No fuimos los únicos “iluminados” por la luna azul. Coincidimos en la explanada de los coches, y en la salida, con un grupo de unas veinte personas.
Al poco de comenzar la ascensión comenzó a llover. Al principio era una lluvia ligera, fina, amable. Al rato, el viento tornó las gotas en agujas frías que se clavaban en la cara. Hubo que sacar chubasqueros, poner fundas a las mochilas, apretar los dientes. Los nubarrones oscurecieron el crepúsculo.
A unas decenas de metros de dejar atrás el aparcamiento, sale un camino de tierra hacia la derecha, y sube hasta una loma que llaman Cuerda de las Cabritillas. Desde ahí, vuelve hacia la izquierda para encontrarse con la pista de hormigón que lleva hasta lo alto de “La Bola”. Al llegar a la loma nos cruzamos con un grupo que regresaba de arriba.
–Se está poniendo feo –nos dijo un hombre que caminaba con un niño de la mano, y nos dimos cuenta de que el resto de la gente que había salido a la vez que nosotros había dado la vuelta.
Decidimos continuar un poco más, hasta el punto en el que el sendero cruza la pista y bajar por ella. Al norte, Castilla se oscurecía entre los colores del ocaso y los nubarrones de la tormenta.
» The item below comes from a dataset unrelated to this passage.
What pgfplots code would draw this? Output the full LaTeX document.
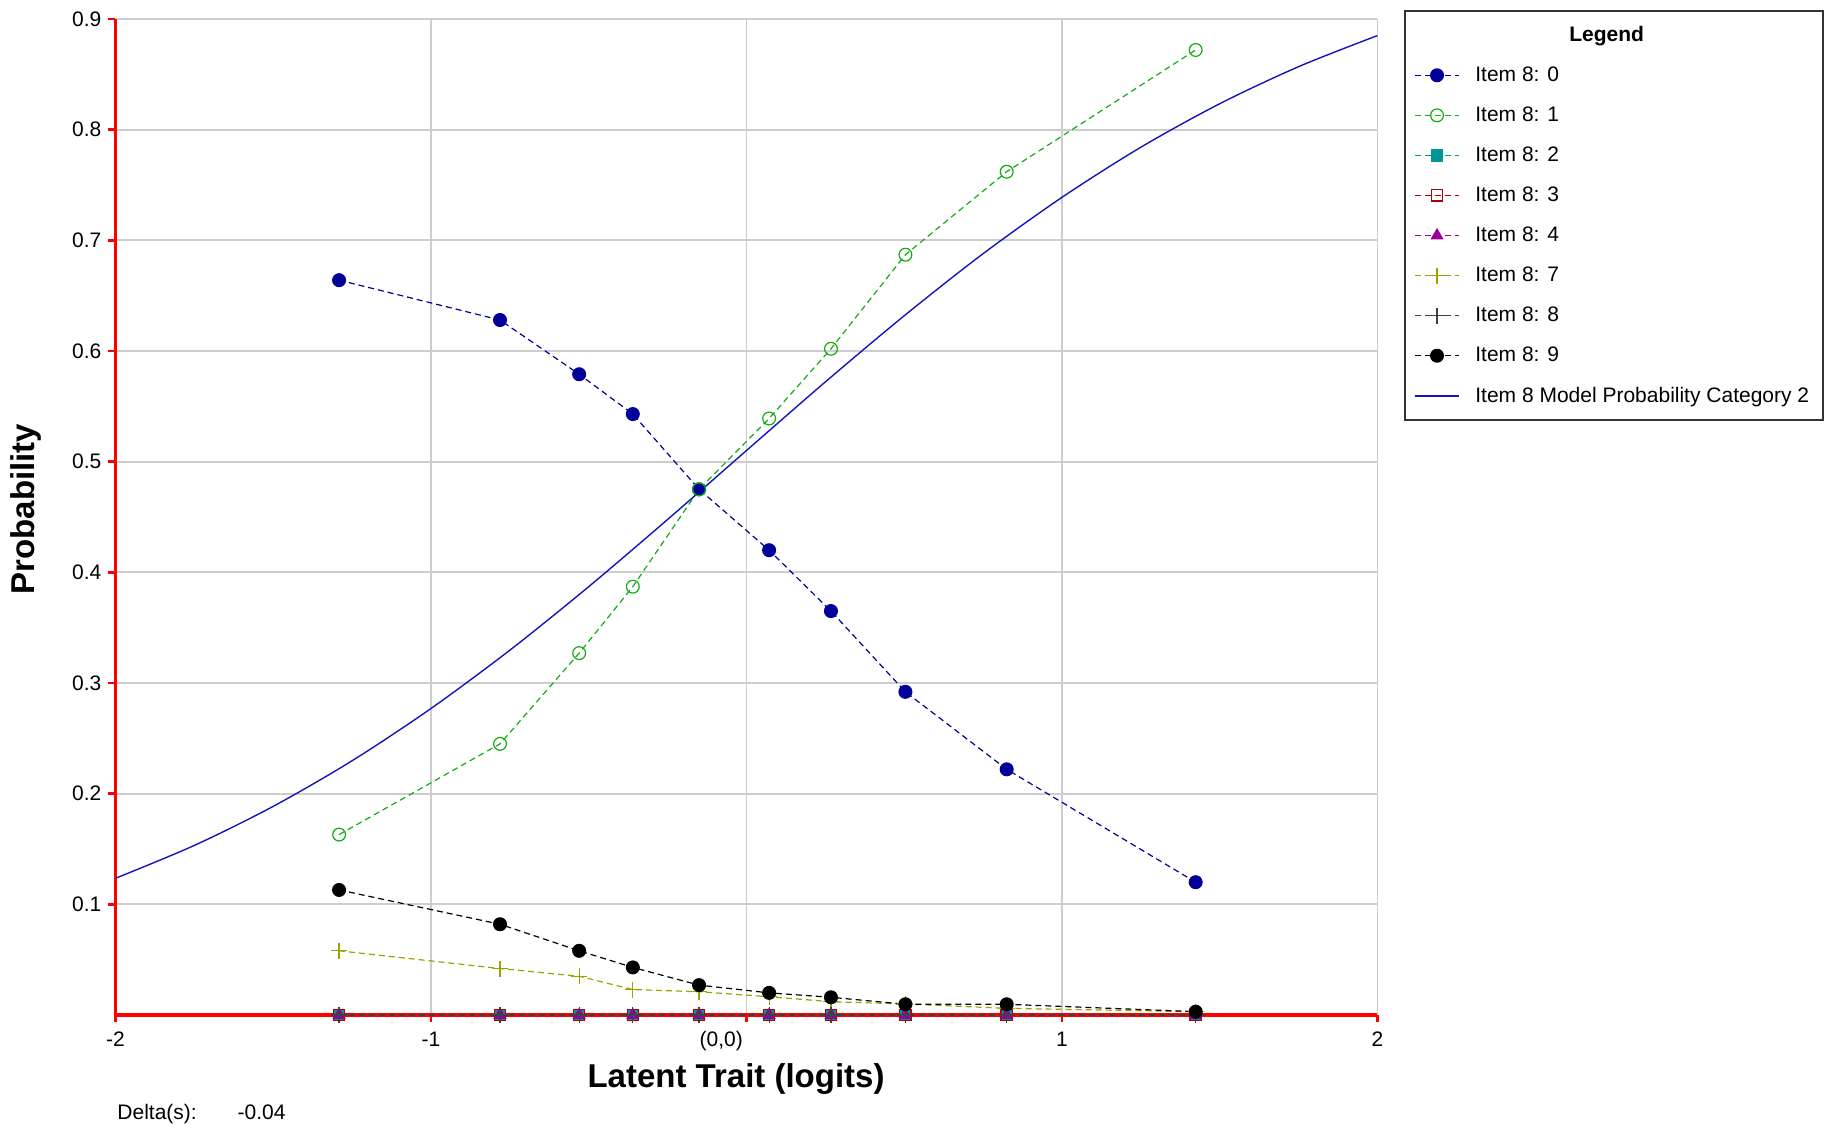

Llegando al final del camino, las nubes también se abrieron y la luna se asomó entre los jirones, iluminando de plata los montes.

Pero, en esta ocasión, no caminaba solo.


Al norte, Castilla se oscurecía entre los colores
del ocaso y los nubarrones de la tormenta.



(La luna "azul" se anunció para la noche del 31 de julio de 2015. Fue la segunda luna de ese verano).